= Dixie Bohemia =

Book by John Shelton Reed

Dixie Bohemia: A French Quarter Circle in the 1920s is a 2012 book by John Shelton Reed, published by Louisiana State University Press.

The book explains how New Orleans fostered Bohemianism in that time period.

==Background==
Reed had given lectures, in series #71, of the Walter Lynwood Fleming Lectures in Southern History in 2011, and used them as the basis of this book. The lectures in turn discussed Sherwood Anderson and Other Famous Creoles: A Gallery of Contemporary New Orleans by William Faulkner and William Spratling.

==Content==
The start of the work gives introductions to various personalities of the era.
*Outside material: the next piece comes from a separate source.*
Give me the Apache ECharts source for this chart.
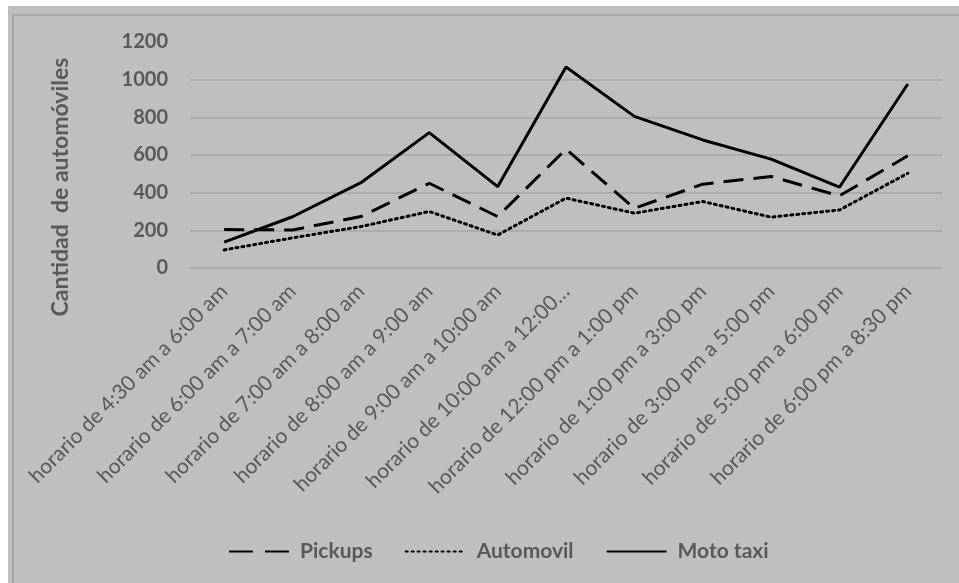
<!DOCTYPE html>
<html>
<head>
<meta charset="utf-8">
<script src="https://cdn.jsdelivr.net/npm/echarts@6/dist/echarts.min.js"></script>
<style>
  html, body { margin: 0; padding: 0; background: #ffffff; }
  #chart { width: 959px; height: 583px; }
</style>
</head>
<body>
<div id="chart"></div>
<script>
// Time slots of the count
const categories = [
  'horario de 4:30 am a 6:00 am',
  'horario de 6:00 am a 7:00 am',
  'horario de 7:00 am a 8:00 am',
  'horario de 8:00 am a 9:00 am',
  'horario de 9:00 am a 10:00 am',
  'horario de 10:00 am a 12:00 pm',
  'horario de 12:00 pm a 1:00 pm',
  'horario de 1:00 pm a 3:00 pm',
  'horario de 3:00 pm a 5:00 pm',
  'horario de 5:00 pm a 6:00 pm',
  'horario de 6:00 pm a 8:30 pm'
];

// Vehicle counts per slot
const pickups   = [204, 202, 273, 450, 273, 631, 317, 445, 486, 383, 596];
const automovil = [96, 160, 220, 300, 175, 371, 291, 353, 270, 308, 503];
const motoTaxi  = [137, 272, 453, 719, 432, 1067, 805, 680, 578, 429, 977];

// Value axis ticks
const yTicks = [0, 200, 400, 600, 800, 1000, 1200];

const textColor = '#595959';
const fontFam = 'Lato, "Liberation Sans", sans-serif';

const chart = echarts.init(document.getElementById('chart'), null, { renderer: 'canvas' });

chart.setOption({
  backgroundColor: '#ffffff',
  animation: false,
  graphic: [
    {
      type: 'rect', z: -10, silent: true,
      shape: { x: 8, y: 6, width: 951, height: 577 },
      style: { fill: '#bfbfbf' }
    },
    {
      type: 'polyline', z: -9, silent: true,
      shape: { points: [[13, 583], [13, 15], [959, 15]] },
      style: { stroke: '#a8a8a8', lineWidth: 2, fill: null }
    },
    {
      // value axis title
      type: 'text', silent: true,
      x: 61, y: 187, rotation: Math.PI / 2,
      style: {
        text: 'Cantidad  de automóviles',
        fill: textColor, fontSize: 23, fontWeight: 'bold', fontFamily: fontFam,
        align: 'center', verticalAlign: 'middle'
      }
    }
  ],
  grid: { left: 190, right: 17, top: 42, bottom: 315, containLabel: false },
  legend: {
    top: 536,
    left: 223,
    itemGap: 32,
    itemWidth: 60,
    itemHeight: 14,
    itemStyle: { opacity: 0 },
    textStyle: {
      color: textColor, fontSize: 21, fontWeight: 'bold', fontFamily: fontFam,
      padding: [0, 0, 0, 6]
    },
    data: [
      { name: 'Pickups', lineStyle: { type: [24, 12] } },
      { name: 'Automovil' },
      { name: 'Moto taxi' }
    ]
  },
  xAxis: {
    type: 'category',
    data: categories,
    boundaryGap: true,
    axisLine: { show: false },
    axisTick: { show: false },
    axisLabel: {
      rotate: 45,
      interval: 0,
      margin: 20,
      color: textColor,
      fontSize: 21,
      fontFamily: fontFam,
      formatter: function (v) {
        return v.length > 29 ? v.slice(0, 27) + '…' : v;
      }
    }
  },
  yAxis: {
    type: 'value',
    min: yTicks[0],
    max: yTicks[yTicks.length - 1],
    interval: 200,
    axisLine: { show: false },
    axisTick: { show: false },
    axisLabel: {
      color: textColor, fontSize: 20, fontWeight: 'bold', fontFamily: fontFam, margin: 22,
      formatter: function (v) { return String(v); }
    },
    splitLine: {
      show: true,
      lineStyle: { color: '#a6a6a6', width: 1.5 },
      showMaxLine: false
    }
  },
  series: [
    {
      name: 'Pickups', type: 'line', data: pickups,
      symbol: 'none',
      lineStyle: { color: '#000000', width: 3, type: [20, 10] },
      itemStyle: { color: '#000000' }
    },
    {
      name: 'Automovil', type: 'line', data: automovil,
      symbol: 'none',
      lineStyle: { color: '#000000', width: 3, type: [2, 4], cap: 'round' },
      itemStyle: { color: '#000000' }
    },
    {
      name: 'Moto taxi', type: 'line', data: motoTaxi,
      symbol: 'none',
      lineStyle: { color: '#000000', width: 3 },
      itemStyle: { color: '#000000' }
    }
  ]
});
</script>
</body>
</html>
Content from Sherwood Anderson and Other Famous Creoles makes up the latter portion of the work.

==Reception==
Alecia P. Long of Louisiana State University wrote that the work is "fine and witty", "a rich window" into the subject, and that its introductions of people were "brief but witty". Long concluded that the work is "a reliable, wonderfully written, and sometimes laugh-out-loud assessment".

James D. Wright of the University of Central Florida wrote that the work overall is "an enticing glimpse of" the subject, and that the latter portion of the book is "a fine piece of network analysis, albeit without the mathematics."